Allerdings löst auch das Gold-Embargo nicht das Problem, wie mit relativ neu produziertem Gold aus Russland umzugehen ist. Denn dass Russlands Präsident Wladimir Putin dem Westen mit seinen Kriegsplänen voraus war, zeigt sich auch am Goldmarkt: Brancheninsider berichten übereinstimmend, dass in den Monaten vor Kriegsausbruch große Mengen russisches Gold am Handelsplatz London verkauft wurden.
Raffinerien, die in dieser Zeit Gold zur physischen Auslieferung in London orderten, um daraus Schmuck oder Barren herzustellen, wunderten sich, dass sie aus der britischen Hauptstadt große Mengen russisches Material erhielten. Im Nachhinein erklären sich das Führungskräfte aus der Goldbranche so, dass Russland in Antizipation der Sanktionen vor dem Angriff auf die Ukraine viel Gold verkauft hat.

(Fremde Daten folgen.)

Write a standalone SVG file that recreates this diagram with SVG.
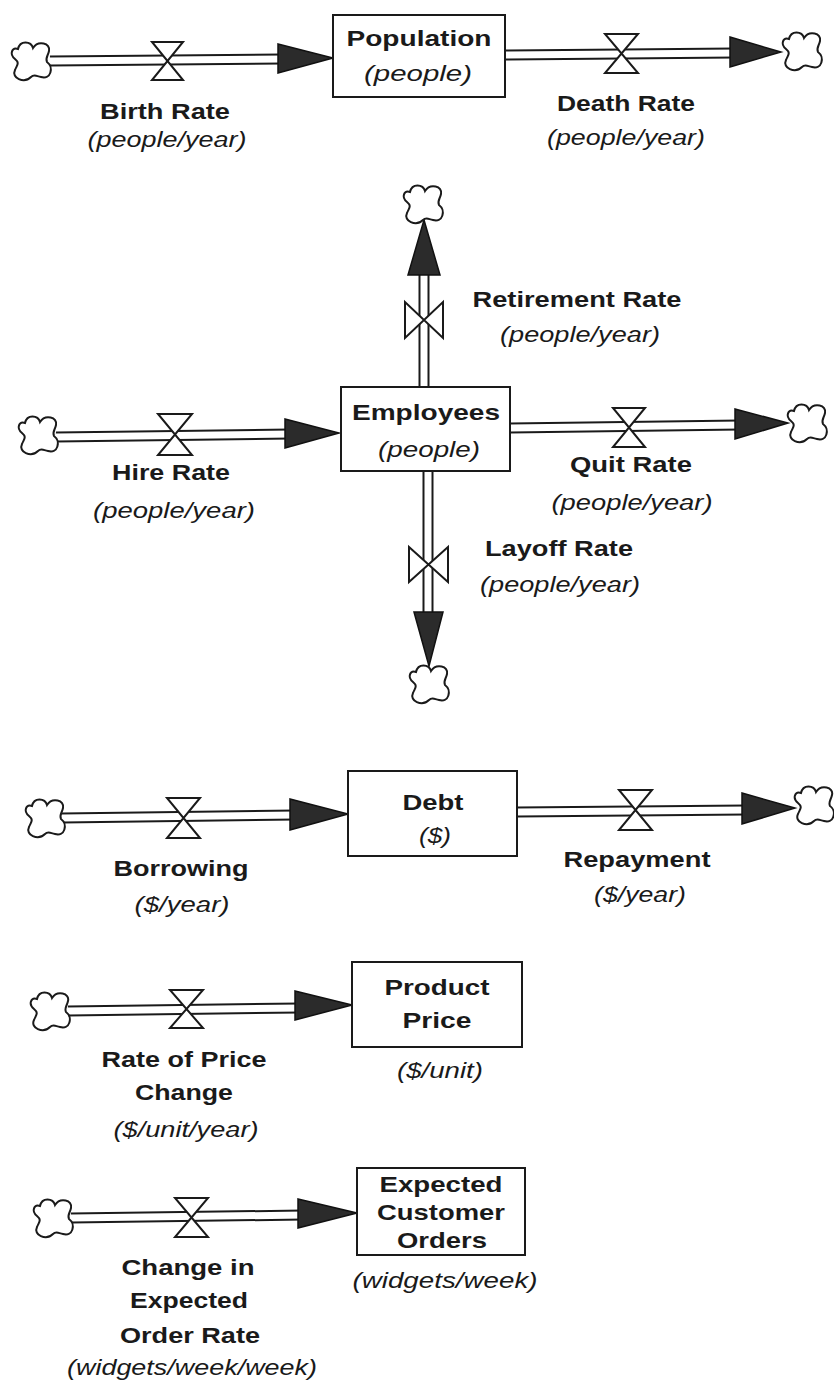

Doch wie soll die Branche mit diesen Barren umgehen? Das Verarbeiten zu Schmuck oder Umschmelzen zu Investmentbarren für Retailkunden verstößt nicht gegen Sanktionen. Gleichzeitig besteht wenig Zweifel daran, dass ein Teil dieses Goldes zur Finanzierung des Angriffskriegs gegen die Ukraine herangezogen wurde. Um eine Kriegsfinanzierung auszuschließen, nimmt das Unternehmen Argor-Heraeus beispielsweise grundsätzlich kein Gold mehr von Firmen oder Privatpersonen mit Verbindungen nach Russland an - auch kein nach Kriegsausbruch aus Russland exportiertes Gold.
Es gibt immer noch einige Länder, die den Export von russischem Gold nicht sanktionieren. Gold in diesen Ländern könnte zu Schmuck verarbeitet werden und so potenziell in der westlichen Wertschöpfungskette landen.